Re: are offsets per consumer or per consumer group?

2018-02-08 Thread Xavier Noria
On Thu, Feb 8, 2018 at 4:27 PM, Luke Steensen <
luke.steen...@braintreepayments.com> wrote:

Offsets are maintained per consumer group. When an individual consumer
> crashes, the consumer group coordinator will detect that failure and
> trigger a rebalance. This redistributes the partitions being consumed
> across the available consumer processes, using the most recently committed
> offset for each as the starting point.
>

Excellent, the getting started guide uses "consumer" sometimes meaning an
individual consumer, and sometimes meaning a consumer group. That
difficults a bit understanding how it works with exactitude. Thanks for
clarifying.

Let me followup with these questions then:

1) The group coordinator runs in Kafka? Or is the client library
responsible for that?

2) Say that a consumer group has consumers A, B and C, assigned to the 3
partitions resectively. Consumer A polls and gets messages 75-80, but when
it is processing message 77 crashes. The coordinator rebalances and assigns
that partition to some of the other two, but at which offset is that
partition left?

3) If the answer is 81, a critical consumer group that cannot miss messages
is expected to write custom coordination code to avoid missing 77-80? If
yes, are there best practices out there for doing this?

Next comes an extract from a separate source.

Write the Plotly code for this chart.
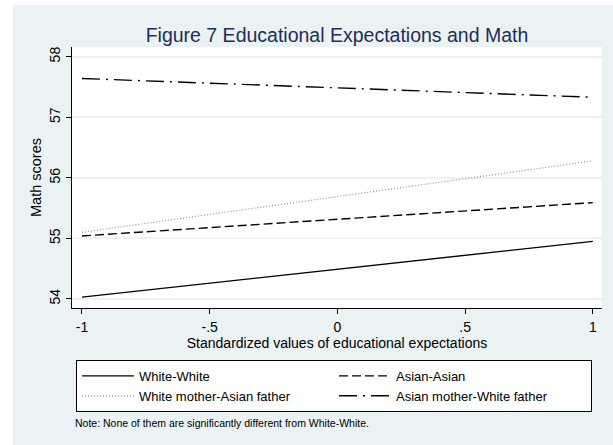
import plotly.graph_objects as go

# Valeurs (prédictions aux extrémités)
expectations = [-1, 1]
white_white = [54.03, 54.95]
asian_asian = [55.04, 55.59]
white_mother_asian_father = [55.10, 56.28]
asian_mother_white_father = [57.64, 57.33]

x_ticks = [-1, -0.5, 0, 0.5, 1]
x_tick_labels = ['-1', '-.5', '0', '.5', '1']
y_ticks = [54, 55, 56, 57, 58]

BG = '#eaf2f3'
FONT = 'Liberation Sans, Arial, sans-serif'

fig = go.Figure()

fig.add_trace(go.Scatter(
    x=expectations, y=white_white, mode='lines', name='White-White',
    line=dict(color='black', width=1.4)
))
fig.add_trace(go.Scatter(
    x=expectations, y=asian_asian, mode='lines', name='Asian-Asian',
    line=dict(color='black', width=1.4, dash='9px,4px')
))
fig.add_trace(go.Scatter(
    x=expectations, y=white_mother_asian_father, mode='lines',
    name='White mother-Asian father',
    line=dict(color='#909090', width=1.2, dash='1px,2px')
))
fig.add_trace(go.Scatter(
    x=expectations, y=asian_mother_white_father, mode='lines',
    name='Asian mother-White father',
    line=dict(color='black', width=1.4, dash='18px,6px,2px,6px')
))

fig.update_layout(
    width=613, height=445,
    margin=dict(l=72, r=11, t=47, b=137, autoexpand=False),
    paper_bgcolor=BG,
    plot_bgcolor='white',
    font=dict(family=FONT, size=13, color='black'),
    title=dict(
        text='Figure 7 Educational Expectations and Math',
        x=(337 / 613), xanchor='center', y=0.922, yanchor='middle',
        font=dict(size=19.5, color='#1c2e5e', family=FONT)
    ),
    showlegend=True,
    legend=dict(
        orientation='h', x=0.0075, xanchor='left', y=-0.199, yanchor='top',
        entrywidth=190, entrywidthmode='pixels', itemwidth=52,
        bgcolor='white', bordercolor='black', borderwidth=1,
        font=dict(size=13, family=FONT), tracegroupgap=0
    ),
    # bandes blanches en haut et à gauche, comme l'export Stata
    shapes=[
        dict(type='rect', xref='paper', yref='paper', x0=-0.3, x1=-0.1113,
             y0=-1.0, y1=1.5, fillcolor='white', line_width=0, layer='below'),
        dict(type='rect', xref='paper', yref='paper', x0=-0.3, x1=1.2,
             y0=1.161, y1=1.5, fillcolor='white', line_width=0, layer='below'),
    ],
    annotations=[
        dict(text='Note: None of them are significantly different from White-White.',
             xref='paper', yref='paper', x=0.002, y=-0.44, xanchor='left',
             yanchor='middle', showarrow=False, font=dict(size=10.5, family=FONT))
    ]
)

fig.update_xaxes(
    range=[-1.039, 1.036], tickvals=x_ticks, ticktext=x_tick_labels,
    showgrid=False, zeroline=False, showline=True, linecolor='black',
    linewidth=1, ticks='outside', ticklen=5, tickcolor='black',
    tickfont=dict(size=14), ticklabelstandoff=1,
    title=dict(text='Standardized values of educational expectations',
               font=dict(size=14), standoff=0)
)
fig.update_yaxes(
    range=[53.85, 58.16], tickvals=y_ticks, tickangle=-90,
    showgrid=True, gridcolor=BG, gridwidth=1.5, zeroline=False,
    showline=True, linecolor='black', linewidth=1, ticks='outside',
    ticklen=5, tickcolor='black', tickfont=dict(size=14),
    title=dict(text='Math scores', font=dict(size=14.5), standoff=2)
)

# marge par défaut du <body> supprimée pour caler la figure sur la fenêtre
fig.write_html('out.html', config={'displayModeBar': False},
               post_script="document.body.style.margin='0';")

Re: are offsets per consumer or per consumer group?

2018-02-08 Thread Luke Steensen
Offsets are maintained per consumer group. When an individual consumer
crashes, the consumer group coordinator will detect that failure and
trigger a rebalance. This redistributes the partitions being consumed
across the available consumer processes, using the most recently committed
offset for each as the starting point.


On Thu, Feb 8, 2018 at 6:58 AM, Xavier Noria  wrote:

> Let's suppose a topic has three partitions and two consumer groups
> listening.
>
> The offset maintained by Kafka in each partition is associated with the
> consumer group? Or with the individual consumer polling from that partition
> in each consumer group respectively?
>
> I am trying to understand the system behavior when listeners crash, but in
> order to formulate more questions I need to double-check that before.
>


are offsets per consumer or per consumer group?

2018-02-08 Thread Xavier Noria
Let's suppose a topic has three partitions and two consumer groups
listening.

The offset maintained by Kafka in each partition is associated with the
consumer group? Or with the individual consumer polling from that partition
in each consumer group respectively?

I am trying to understand the system behavior when listeners crash, but in
order to formulate more questions I need to double-check that before.